Federal Reserve officials who advocate new action to try to strengthen the economy are becoming more vocal in their push, taking their arguments to the public and making them more forcefully within the Fed policy committee.
But words haven’t resulted in deeds — and the consensus view among the central bank’s top policymakers is that there would need to be clear evidence of new deterioration in the economy to justify any move to pump out more money.
A flurry of speeches in recent weeks led some people in the financial markets to conclude that the central bank is in a hair-trigger stance, on the verge of some new action, such as buying hundreds of billions of dollars of mortgage-related securities in a bid to bring down mortgage rates. One Fed policymaker took the unusual step of dissenting in favor of more aggressive action at last week’s meeting.

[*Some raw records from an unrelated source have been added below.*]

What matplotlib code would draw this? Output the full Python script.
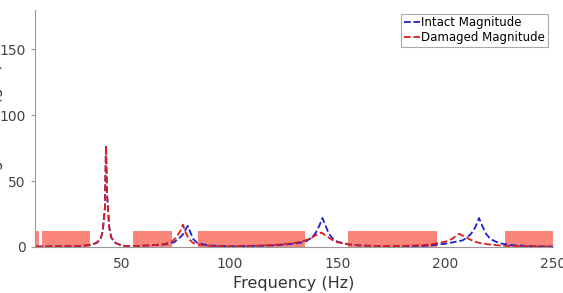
import matplotlib.pyplot as plt

# frequency response
intact_freq = [10, 20, 30, 35, 38, 40, 41, 42, 42.5, 43, 44, 45, 47, 50, 55, 60, 65, 70, 74, 76, 78, 79,
               80.5, 82, 83, 85, 90, 100, 110, 120, 130, 135, 138, 140, 141.5, 143, 144.5, 146, 148, 150,
               155, 160, 170, 180, 190, 195, 200, 205, 208, 210, 212, 214, 215.7, 217.5, 219, 221, 225,
               230, 240, 250]
intact_mag = [0.3, 0.5, 0.8, 1.5, 3, 6, 12, 30, 77, 40, 15, 7, 3, 1, 0.5, 1, 1.5, 2, 3.5, 6, 9, 12,
              16, 10, 6, 3, 1.2, 0.5, 0.8, 1.2, 2.5, 4, 7, 11, 16, 22, 16, 10, 6, 4,
              2, 1.2, 0.6, 0.5, 0.8, 1.5, 2.5, 4, 5, 7, 10, 15, 22, 15, 10, 6, 3,
              1.5, 0.6, 0.3]

damaged_freq = [10, 20, 30, 35, 38, 40, 41, 42, 42.5, 43, 44, 45, 47, 50, 55, 60, 65, 70, 73, 75, 77,
                78.2, 79.5, 81, 83, 85, 90, 100, 110, 120, 130, 135, 138, 140, 142.6, 145, 148, 150,
                155, 160, 170, 180, 190, 195, 200, 203, 206.5, 210, 213, 216, 220, 225, 230, 240, 250]
damaged_mag = [0.3, 0.5, 0.8, 1.5, 3, 6, 12, 30, 77, 40, 15, 7, 3, 1, 0.5, 1, 1.5, 2.5, 4, 7, 12,
               17, 11, 6, 3, 2, 1, 0.5, 0.8, 1.5, 3, 5, 7, 9, 11, 8, 5, 3.5,
               2, 1.2, 0.6, 0.8, 1.5, 2.5, 4, 6, 10, 7, 4.5, 3, 2, 1.2, 0.8, 0.5, 0.3]

# shaded frequency bands
band_start = [10, 13, 55, 85, 155, 228]
band_end = [11.5, 35, 73, 135, 196, 250]
band_height = 12

fig = plt.figure(figsize=(5.63, 2.93), dpi=100)
ax = fig.add_axes([0.062, 0.157, 0.92, 0.809])

for s, e in zip(band_start, band_end):
    ax.bar(s, band_height, width=e - s, align="edge", color="salmon", alpha=0.95, linewidth=0)

ax.plot(intact_freq, intact_mag, linestyle="--", color="#1f1fd6", lw=1.3, label="Intact Magnitude")
ax.plot(damaged_freq, damaged_mag, linestyle="--", color="#d61f1f", lw=1.3, label="Damaged Magnitude")

ax.set_xlim(9.5, 250)
ax.set_ylim(0, 180)
ax.set_xticks([50, 100, 150, 200, 250])
ax.set_yticks([0, 50, 100, 150])
ax.spines["top"].set_visible(False)
ax.spines["right"].set_visible(False)
for sp in ["left", "bottom"]:
    ax.spines[sp].set_color("#999999")
ax.tick_params(colors="#999999", labelcolor="#444444", labelsize=10, length=3)
ax.tick_params(axis="x", length=0, pad=7)
ax.set_xlabel("Frequency (Hz)", fontsize=11.5, color="#333333", labelpad=4)
ax.set_ylabel("Magnitude (g/N)", fontsize=11.5, color="#333333")
ax.yaxis.set_label_coords(-0.062, 0.5)

leg = ax.legend(loc="upper right", bbox_to_anchor=(0.99, 0.985), fontsize=8.5, handlelength=1.4,
                handletextpad=0.05, borderpad=0.25, labelspacing=0.15, borderaxespad=0,
                fancybox=False, framealpha=1)
leg.get_frame().set_edgecolor("#aaaaaa")
leg.get_frame().set_linewidth(0.8)

fig.savefig("out.png", dpi=100)
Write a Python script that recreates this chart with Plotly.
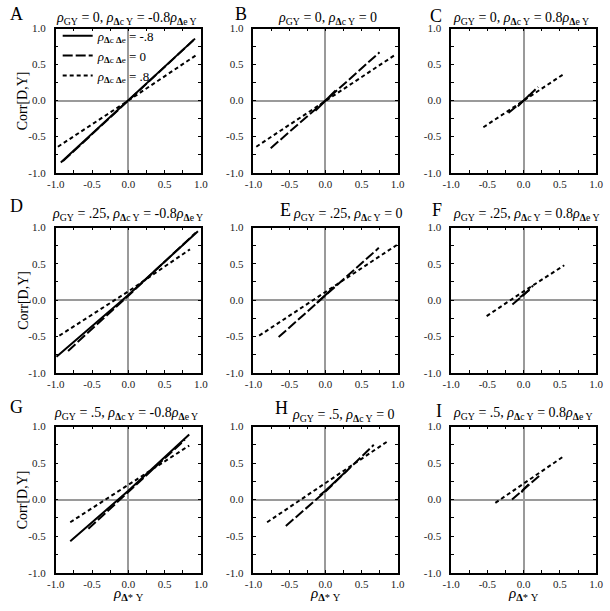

But although there are several influential Fed officials who would be inclined to do just that, the more widely held view on the central bank — reflected in its decision last week to stand pat and take no new action — is that the potential benefits are still too modest to be worth the risks. In particular, with mortgage rates already exceptionally low, it is not clear that Fed action would spur any more activity in the housing sector even if it lowered rates further.
“Things would have to get noticeably worse before a new round of QE,” said Peter Hooper, chief economist at Deutsche Bank Securities, referring to quantitative easing, or bond purchases by the Fed meant to inject more money into the economy. “There are doubts on its effectiveness, and it seems to be more something to be reserved for when things get worse and you feel it’s necessary.”
Fed officials would be more comfortable with a new wave of monetary activism if they could explain it as part of a broader strategy, such as explicitly aiming to reduce unemployment to a certain level. But at the central bank’s policy meeting last week, there was no agreement on what that overarching communications strategy might be.
If the economy shows signs of dipping back into recession — perhaps because of spillovers from the widening European debt crisis — all bets are off. There is evidence that Fed bond purchases benefit the economy more when they are made during a time of financial market dysfunction.
In the past couple of months, financial markets have been volatile but have functioned well, and economic data have pointed to a continued slow recovery. Chairman Ben S. Bernanke was noncommittal about the possibility of new action in his news conference following last week’s meeting.
“We’ll continue to ask ourselves whether or not additional stimulus or additional actions can provide a better outcome, and that’s certainly something that remains on the table,” Bernanke said.
Among Fed officials, the usual pattern in recent years has been that those who lean in a “hawkish” direction, meaning they worry more about risks of inflation than of high unemployment, have been the most vocal. Dallas Fed President Richard Fisher, Philadelphia Fed President Charles Plosser and former Kansas City Fed president Thomas Hoenig have tended to give more speeches and television interviews than their more dovish counterparts, and to dissent from formal policy moves with which they disagree.
(Fisher routinely likens easing monetary policy to drinking fine tequila, for example, and Hoenig dissented from the Fed’s policy committee at all eight meetings last year).
By contrast, those who are more inclined to use every tool the Fed has to boost growth — including Chicago Fed President Charles Evans and Boston Fed President Eric Rosengren — have traditionally been more circumspect.
But Evans has become increasingly vivid in his calls for the Fed to tolerate temporary higher inflation in an effort to spur growth, and he dissented from last week’s policy decision in favor of more action, the first dovish dissent in four years.
If inflation were 5 percent, Evans said in a September speech, central bankers “would be acting as if their hair was on fire.” He continued, “We should be similarly energized about improving conditions in the labor market.”
And Daniel Tarullo, a Fed governor who primarily focuses on bank regulation matters and has rarely weighed in publicly on monetary policy, gave a pointed speech last month calling for new purchases of mortgage bonds to try to reduce unemployment.
“The debate has shifted because we’re now in a world where unemployment is set to decline very, very slowly, if at all,” said Nathan Sheets, global head of international economics at Citigroup and a former Fed official. “The doves are being increasingly forceful, advancing the view that the current path of the economy is unacceptable.”